By Timothy Prickett Morgan

Hot on the heels of its announcement earlier this month to build a supercomputer capable of unfolding human proteins, IBM Research has announced that it will offer $1m grants to research centers who participate in the US National Institutes of Health’s Protein Structure Initiative. IBM says that it will give grants to one or two of the three-to-six pilot centers participating in the initiative under NIH.

While the Blue Gene project seeks to simulate the process of protein folding, the Protein Structure Initiative will classify proteins by their shapes in the hopes that scientists will be able to correlate those shapes with the functions that proteins perform in human cells and the specific gene sequences in our DNA that create those proteins. The idea is that once we have the complete gene sequences from the Human Genome Project, scientists and medical researchers will want to be able to figure out what proteins are created by which gene sequences and their resulting shapes and functions.

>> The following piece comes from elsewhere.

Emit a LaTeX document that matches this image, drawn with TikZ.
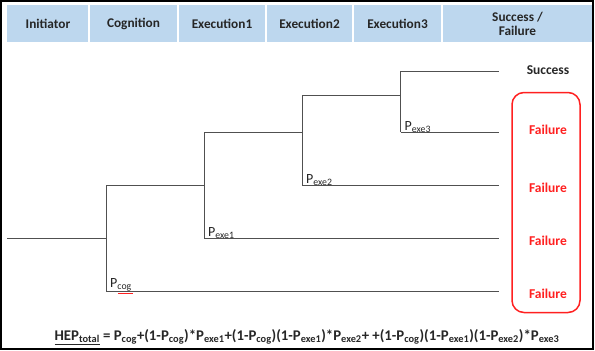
\documentclass[tikz,border=0pt]{standalone}
\usepackage{fontspec}
\setmainfont{Carlito}
\definecolor{hdr}{HTML}{BDD7EE}
\definecolor{ln}{HTML}{505050}
\definecolor{fred}{HTML}{FF2020}
\newcommand{\sbs}[1]{\textsubscript{#1}}
\begin{document}
\begin{tikzpicture}[x=1pt,y=-1pt,
  htext/.style={font=\bfseries\fontsize{13.3}{14}\selectfont,align=center,text=black!85},
  br/.style={draw=ln,line width=0.9pt},
  plab/.style={font=\fontsize{14}{15}\selectfont,anchor=south west,inner sep=1pt,text=black!85},
  fail/.style={font=\bfseries\fontsize{13.5}{14}\selectfont,text=fred},
  succ/.style={font=\bfseries\fontsize{13.5}{14}\selectfont,text=black!85}]
\useasboundingbox (0,0) rectangle (595,351);
\draw[line width=2pt] (1,1) rectangle (593,349);
% header cells
\foreach \a/\b in {7/88.3,89.7/177.3,178.7/265.3,266.7/352.3,353.7/441.3,442.7/592}
  \fill[hdr] (\a,5) rectangle (\b,42);
\node[htext] (h1) at (48,23.5) {Initiator};
\node[htext] (h2) at (133.5,23.5) {Cognition};
\node[htext] (h3) at (222,23.5) {Execution1};
\node[htext] (h4) at (309.5,23.5) {Execution2};
\node[htext] (h5) at (397.5,23.5) {Execution3};
\node[htext] (h6) at (517.5,23.5) {Success /\\Failure};
% tree coordinates
\coordinate (i0) at (7,238);
\coordinate (c) at (106,238);
\coordinate (ct) at (106,185);
\coordinate (cb) at (106,291);
\coordinate (e1) at (204,185);
\coordinate (e1t) at (204,132);
\coordinate (e1b) at (204,238);
\coordinate (e2) at (302,132);
\coordinate (e2t) at (302,95.5);
\coordinate (e2b) at (302,185);
\coordinate (e3) at (400.5,95.5);
\coordinate (e3t) at (400.5,71);
\coordinate (e3b) at (400.5,132);
\coordinate (o1) at (499,71);
\coordinate (o2) at (499,132);
\coordinate (o3) at (499,185);
\coordinate (o4) at (499,238);
\coordinate (o5) at (499,291);
\draw[br] (i0) -- (c);
\draw[br] (ct) -- (cb);
\draw[br] (ct) -- (e1);
\draw[br] (cb) -- (o5);
\draw[br] (e1t) -- (e1b);
\draw[br] (e1t) -- (e2);
\draw[br] (e1b) -- (o4);
\draw[br] (e2t) -- (e2b);
\draw[br] (e2t) -- (e3);
\draw[br] (e2b) -- (o3);
\draw[br] (e3t) -- (e3b);
\draw[br] (e3t) -- (o1);
\draw[br] (e3b) -- (o2);
% probability labels
\node[plab] (pc) at ([xshift=3pt,yshift=-1.5pt]cb) {P\sbs{cog}};
\draw[fred,line width=0.6pt] ([xshift=9pt,yshift=-0.3pt]pc.south west) -- ([yshift=-0.3pt]pc.south east);
\node[plab] (p1) at ([xshift=3pt,yshift=-1.5pt]e1b) {P\sbs{exe1}};
\node[plab] (p2) at ([xshift=3pt,yshift=-1.5pt]e2b) {P\sbs{exe2}};
\node[plab] (p3) at ([xshift=3pt,yshift=-1.5pt]e3b) {P\sbs{exe3}};
% outcomes
\node[succ] (s) at (548,70.5) {Success};
\node[fail] (f1) at (548,129.5) {Failure};
\node[fail] (f2) at (548,187.5) {Failure};
\node[fail] (f3) at (548,240.5) {Failure};
\node[fail] (f4) at (548,293.5) {Failure};
\draw[fred,line width=1.5pt,rounded corners=12pt] (512,92.5) rectangle (580,312.5);
% formula
\node[font=\bfseries\fontsize{14.8}{16}\selectfont,text=black!85,inner sep=0pt] (eq) at (307,337)
  {\underline{HEP\sbs{total}} = P\sbs{cog}+(1-P\sbs{cog})*P\sbs{exe1}+(1-P\sbs{cog})(1-P\sbs{exe1})*P\sbs{exe2}+ +(1-P\sbs{cog})(1-P\sbs{exe1})(1-P\sbs{exe2})*P\sbs{exe3}};
\end{tikzpicture}
\end{document}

Researchers estimate that they will have to categorize about 10,000 protein structures under the project, and the exact number of centers to be set up will be largely dependent on the amount of processing power each center has. To that end, IBM is committing the money to the NIH centers so they can in turn buy RS/6000 SP supercomputers and related software and services. Why IBM hasn’t committed to providing the full amount of hardware necessary for the project probably has more to do with the budgets at IBM Research than it does with IBM’s desire to have NIH adopt SP technology wholesale.